» What needs to be done:
Skip the images. Copy the records exactly as written.

» Recorded data:

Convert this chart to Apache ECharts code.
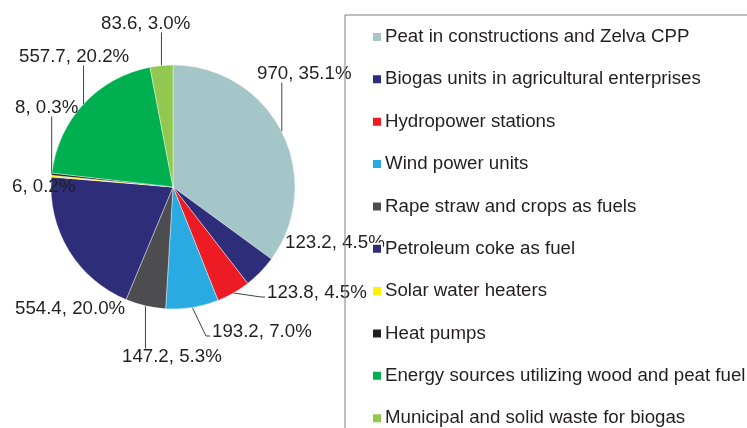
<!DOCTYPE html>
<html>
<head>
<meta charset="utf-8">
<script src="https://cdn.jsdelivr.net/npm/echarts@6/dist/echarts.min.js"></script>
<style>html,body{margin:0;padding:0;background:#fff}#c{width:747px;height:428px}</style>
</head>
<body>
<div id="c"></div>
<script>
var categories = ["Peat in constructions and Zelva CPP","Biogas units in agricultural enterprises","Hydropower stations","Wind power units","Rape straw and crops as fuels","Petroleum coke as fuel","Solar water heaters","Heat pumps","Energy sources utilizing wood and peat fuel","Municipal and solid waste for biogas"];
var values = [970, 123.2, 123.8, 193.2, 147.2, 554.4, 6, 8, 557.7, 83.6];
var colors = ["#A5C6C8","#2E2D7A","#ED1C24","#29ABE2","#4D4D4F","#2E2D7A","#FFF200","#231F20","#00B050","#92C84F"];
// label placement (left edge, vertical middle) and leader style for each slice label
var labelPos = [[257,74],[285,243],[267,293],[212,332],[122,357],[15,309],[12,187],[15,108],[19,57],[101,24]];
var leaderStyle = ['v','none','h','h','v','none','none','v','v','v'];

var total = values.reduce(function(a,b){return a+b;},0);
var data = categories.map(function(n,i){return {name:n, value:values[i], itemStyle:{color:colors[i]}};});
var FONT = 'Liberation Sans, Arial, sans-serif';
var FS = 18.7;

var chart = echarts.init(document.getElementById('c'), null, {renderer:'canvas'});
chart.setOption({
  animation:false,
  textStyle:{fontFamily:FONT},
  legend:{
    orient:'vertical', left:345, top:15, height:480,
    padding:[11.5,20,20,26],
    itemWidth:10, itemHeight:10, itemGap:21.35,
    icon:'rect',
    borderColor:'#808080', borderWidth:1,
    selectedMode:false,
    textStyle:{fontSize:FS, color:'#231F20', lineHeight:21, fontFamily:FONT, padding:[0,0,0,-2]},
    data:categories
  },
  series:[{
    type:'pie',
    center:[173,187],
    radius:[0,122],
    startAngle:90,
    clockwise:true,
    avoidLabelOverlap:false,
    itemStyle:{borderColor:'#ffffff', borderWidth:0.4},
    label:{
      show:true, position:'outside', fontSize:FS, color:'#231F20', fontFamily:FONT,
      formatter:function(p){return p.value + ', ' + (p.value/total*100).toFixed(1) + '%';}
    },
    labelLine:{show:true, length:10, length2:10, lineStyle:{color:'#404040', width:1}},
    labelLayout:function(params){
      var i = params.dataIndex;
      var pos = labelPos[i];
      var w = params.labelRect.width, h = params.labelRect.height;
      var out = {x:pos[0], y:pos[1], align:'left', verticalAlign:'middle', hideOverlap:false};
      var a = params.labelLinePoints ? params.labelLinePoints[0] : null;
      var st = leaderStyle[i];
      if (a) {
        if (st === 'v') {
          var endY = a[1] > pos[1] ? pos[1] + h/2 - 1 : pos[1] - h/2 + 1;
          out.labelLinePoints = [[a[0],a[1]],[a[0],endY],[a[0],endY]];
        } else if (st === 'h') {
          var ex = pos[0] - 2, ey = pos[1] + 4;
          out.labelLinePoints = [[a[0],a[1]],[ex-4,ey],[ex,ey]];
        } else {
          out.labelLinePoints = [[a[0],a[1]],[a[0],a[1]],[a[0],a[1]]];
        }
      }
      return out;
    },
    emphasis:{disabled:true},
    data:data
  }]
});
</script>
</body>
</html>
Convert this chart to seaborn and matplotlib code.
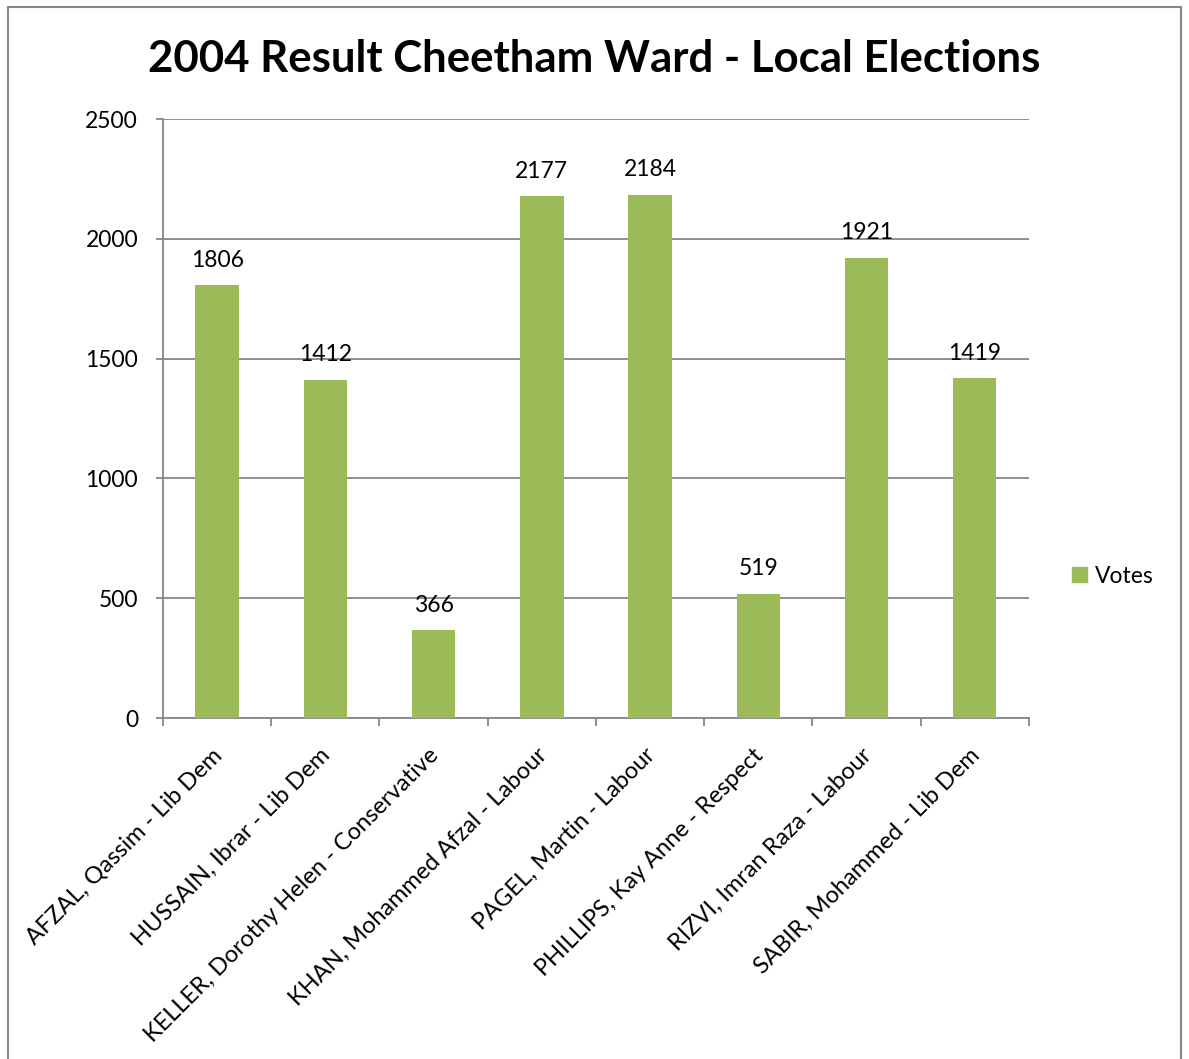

» Task response:
Convert this chart to Apache ECharts code.
<!DOCTYPE html>
<html>
<head>
<meta charset="utf-8">
<script src="https://cdn.jsdelivr.net/npm/echarts@6/dist/echarts.min.js"></script>
<style>html,body{margin:0;padding:0;background:#fff}#c{width:747px;height:428px}</style>
</head>
<body>
<div id="c"></div>
<script>
var categories = ["Peat in constructions and Zelva CPP","Biogas units in agricultural enterprises","Hydropower stations","Wind power units","Rape straw and crops as fuels","Petroleum coke as fuel","Solar water heaters","Heat pumps","Energy sources utilizing wood and peat fuel","Municipal and solid waste for biogas"];
var values = [970, 123.2, 123.8, 193.2, 147.2, 554.4, 6, 8, 557.7, 83.6];
var colors = ["#A5C6C8","#2E2D7A","#ED1C24","#29ABE2","#4D4D4F","#2E2D7A","#FFF200","#231F20","#00B050","#92C84F"];
// label placement (left edge, vertical middle) and leader style for each slice label
var labelPos = [[257,74],[285,243],[267,293],[212,332],[122,357],[15,309],[12,187],[15,108],[19,57],[101,24]];
var leaderStyle = ['v','none','h','h','v','none','none','v','v','v'];

var total = values.reduce(function(a,b){return a+b;},0);
var data = categories.map(function(n,i){return {name:n, value:values[i], itemStyle:{color:colors[i]}};});
var FONT = 'Liberation Sans, Arial, sans-serif';
var FS = 18.7;

var chart = echarts.init(document.getElementById('c'), null, {renderer:'canvas'});
chart.setOption({
  animation:false,
  textStyle:{fontFamily:FONT},
  legend:{
    orient:'vertical', left:345, top:15, height:480,
    padding:[11.5,20,20,26],
    itemWidth:10, itemHeight:10, itemGap:21.35,
    icon:'rect',
    borderColor:'#808080', borderWidth:1,
    selectedMode:false,
    textStyle:{fontSize:FS, color:'#231F20', lineHeight:21, fontFamily:FONT, padding:[0,0,0,-2]},
    data:categories
  },
  series:[{
    type:'pie',
    center:[173,187],
    radius:[0,122],
    startAngle:90,
    clockwise:true,
    avoidLabelOverlap:false,
    itemStyle:{borderColor:'#ffffff', borderWidth:0.4},
    label:{
      show:true, position:'outside', fontSize:FS, color:'#231F20', fontFamily:FONT,
      formatter:function(p){return p.value + ', ' + (p.value/total*100).toFixed(1) + '%';}
    },
    labelLine:{show:true, length:10, length2:10, lineStyle:{color:'#404040', width:1}},
    labelLayout:function(params){
      var i = params.dataIndex;
      var pos = labelPos[i];
      var w = params.labelRect.width, h = params.labelRect.height;
      var out = {x:pos[0], y:pos[1], align:'left', verticalAlign:'middle', hideOverlap:false};
      var a = params.labelLinePoints ? params.labelLinePoints[0] : null;
      var st = leaderStyle[i];
      if (a) {
        if (st === 'v') {
          var endY = a[1] > pos[1] ? pos[1] + h/2 - 1 : pos[1] - h/2 + 1;
          out.labelLinePoints = [[a[0],a[1]],[a[0],endY],[a[0],endY]];
        } else if (st === 'h') {
          var ex = pos[0] - 2, ey = pos[1] + 4;
          out.labelLinePoints = [[a[0],a[1]],[ex-4,ey],[ex,ey]];
        } else {
          out.labelLinePoints = [[a[0],a[1]],[a[0],a[1]],[a[0],a[1]]];
        }
      }
      return out;
    },
    emphasis:{disabled:true},
    data:data
  }]
});
</script>
</body>
</html>
Convert this chart to seaborn and matplotlib code.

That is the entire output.